Un gros plan de l’exosquelette non attaché, qui surveille les mouvements à l’aide de capteurs peu coûteux.
Pour résoudre ce problème, le groupe s’est appuyé sur ses émulateurs d’exosquelettes – de grandes installations de laboratoire immobiles et coûteuses qui permettent de tester rapidement la meilleure façon d’aider les gens et de découvrir les plans de dispositifs portables efficaces à utiliser en dehors du laboratoire. Avec des étudiants et des volontaires connectés aux émulateurs, les chercheurs ont recueilli des données sur les mouvements et la dépense énergétique afin de comprendre le lien entre la façon dont une personne marche avec l’exosquelette et la quantité d’énergie qu’elle utilise.
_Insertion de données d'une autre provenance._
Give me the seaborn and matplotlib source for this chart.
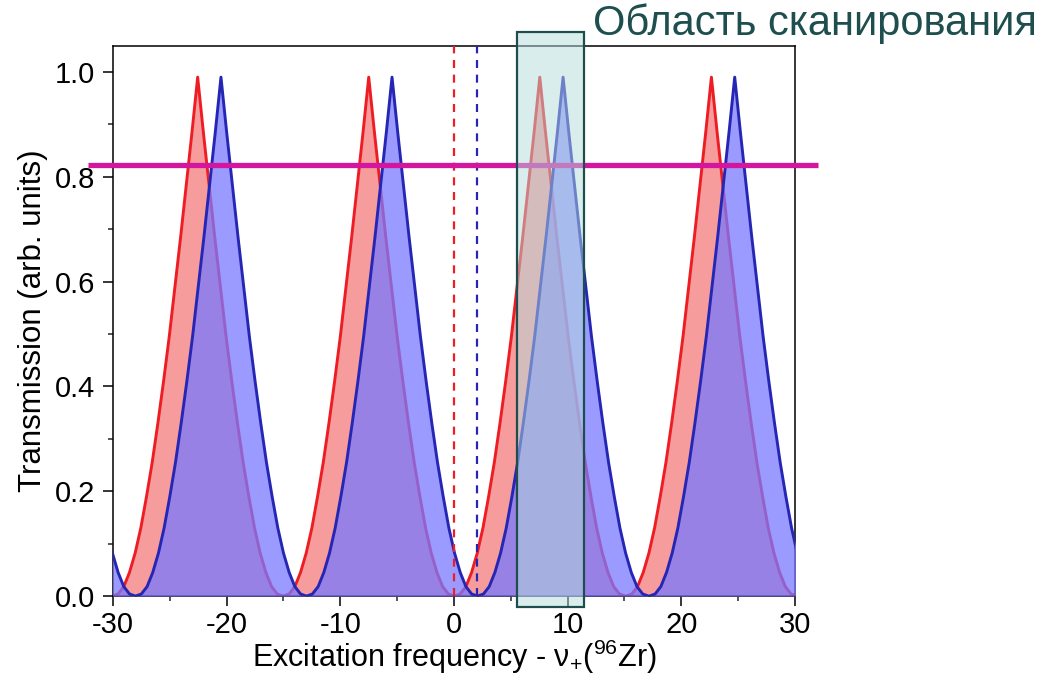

Ces données ont révélé les avantages relatifs des différents types d’assistance offerts par l’émulateur. Elles ont également alimenté un modèle d’apprentissage automatique que l’exosquelette du monde réel utilise désormais pour s’adapter à chaque porteur. Contrairement à l’émulateur, l’exosquelette non attaché peut surveiller les mouvements en utilisant uniquement des capteurs portables peu coûteux intégrés dans la botte.
« Nous mesurons la force et le mouvement de la cheville à l’aide de ces capteurs afin de fournir une assistance précise », explique Patrick Slade. « En faisant cela, nous pouvons contrôler soigneusement le dispositif pendant que les gens marchent et les assister de manière sûre et discrète. »
Un coup de pouce de 14 kg
L’exosquelette facilite la marche et peut augmenter la vitesse en appliquant un couple au niveau de la cheville, remplaçant ainsi une partie de la fonction du muscle du mollet. Lorsque les utilisateurs font un pas, juste avant que leurs orteils ne quittent le sol, le dispositif les aide à pousser.
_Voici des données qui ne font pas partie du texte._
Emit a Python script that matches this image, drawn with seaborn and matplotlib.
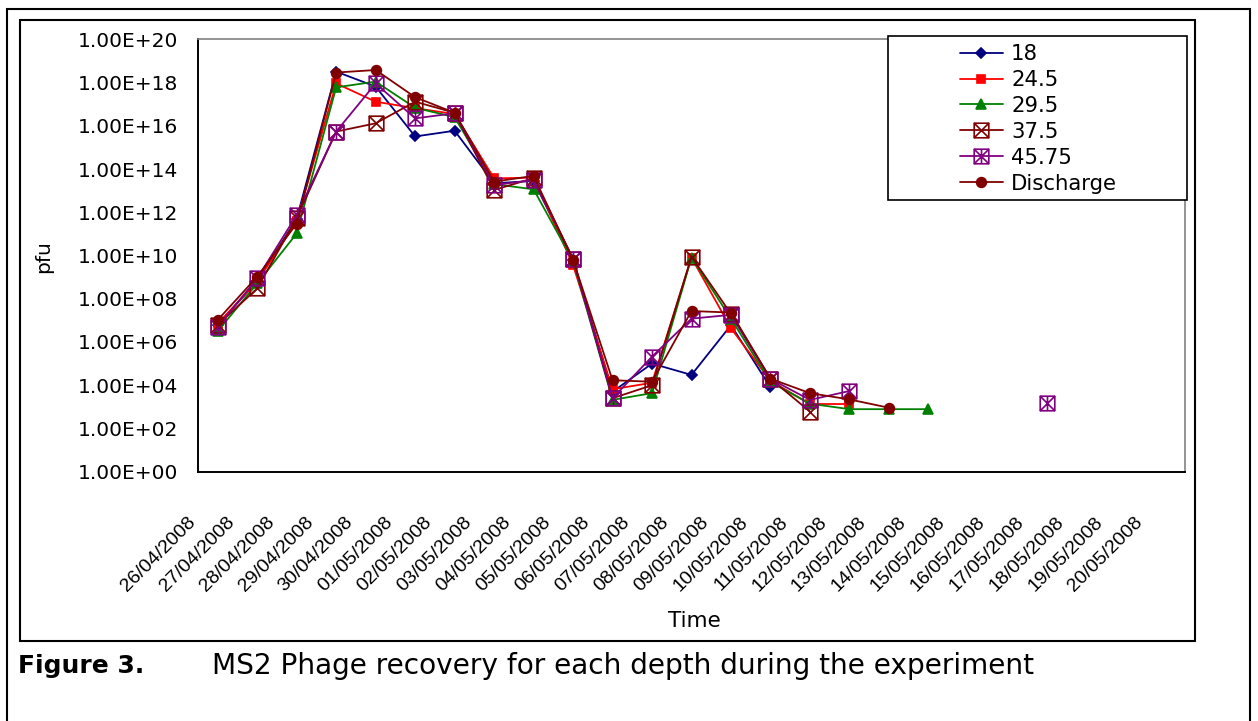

Ava Lakmazaheri, étudiante diplômée du laboratoire de biomécatronique, marche en portant l’exosquelette non attaché.
Lorsqu’une personne utilise l’exosquelette pour la première fois, celui-ci lui fournit une assistance légèrement différente à chaque fois qu’elle marche. En mesurant le mouvement résultant, le modèle d’apprentissage automatique détermine comment mieux assister la personne la prochaine fois qu’elle marche. Il suffit d’environ une heure de marche pour que l’exosquelette s’adapte à un nouvel utilisateur.
Lors des tests, les chercheurs ont constaté que leur exosquelette dépassait leurs attentes. D’après leurs calculs, les économies d’énergie et l’augmentation de la vitesse étaient équivalentes à « l’enlèvement d’un sac à dos de 14 kg ».
« L’assistance optimisée a permis aux personnes de marcher 9 % plus vite avec 17 % d’énergie dépensée en moins par distance parcourue, par rapport à la marche avec des chaussures normales. Il s’agit des plus grandes améliorations de la vitesse et de l’énergie de la marche économique de tout exosquelette à ce jour », a déclaré Steve Collins. « Dans les comparaisons directes sur un tapis roulant, notre exosquelette offre une réduction de l’effort environ deux fois supérieure à celle des dispositifs précédents. »
La prochaine étape pour l’exosquelette est de voir ce qu’il peut faire pour la population cible : les adultes plus âgés et les personnes qui commencent à voir leur mobilité diminuer en raison d’un handicap. Les chercheurs prévoient également de concevoir des variantes qui améliorent l’équilibre et réduisent les douleurs articulaires, et de travailler avec des partenaires commerciaux pour transformer le dispositif en produit.
« C’est la première fois que nous voyons un exosquelette permettre des économies d’énergie pour des utilisateurs dans le monde réel », affirme Patrick Slade. « Je pense qu’au cours de la prochaine décennie, nous verrons ces idées de personnalisation de l’assistance et d’exosquelettes portables efficaces aider de nombreuses personnes à surmonter les problèmes de mobilité ou à maintenir leur capacité à mener une vie active, indépendante et pleine de sens. »
« Nous travaillons à cet objectif depuis environ 20 ans, et je suis honnêtement un peu stupéfait que nous ayons finalement pu le faire », conclut Steve Collins. « Je pense vraiment que cette technologie va aider beaucoup de gens ».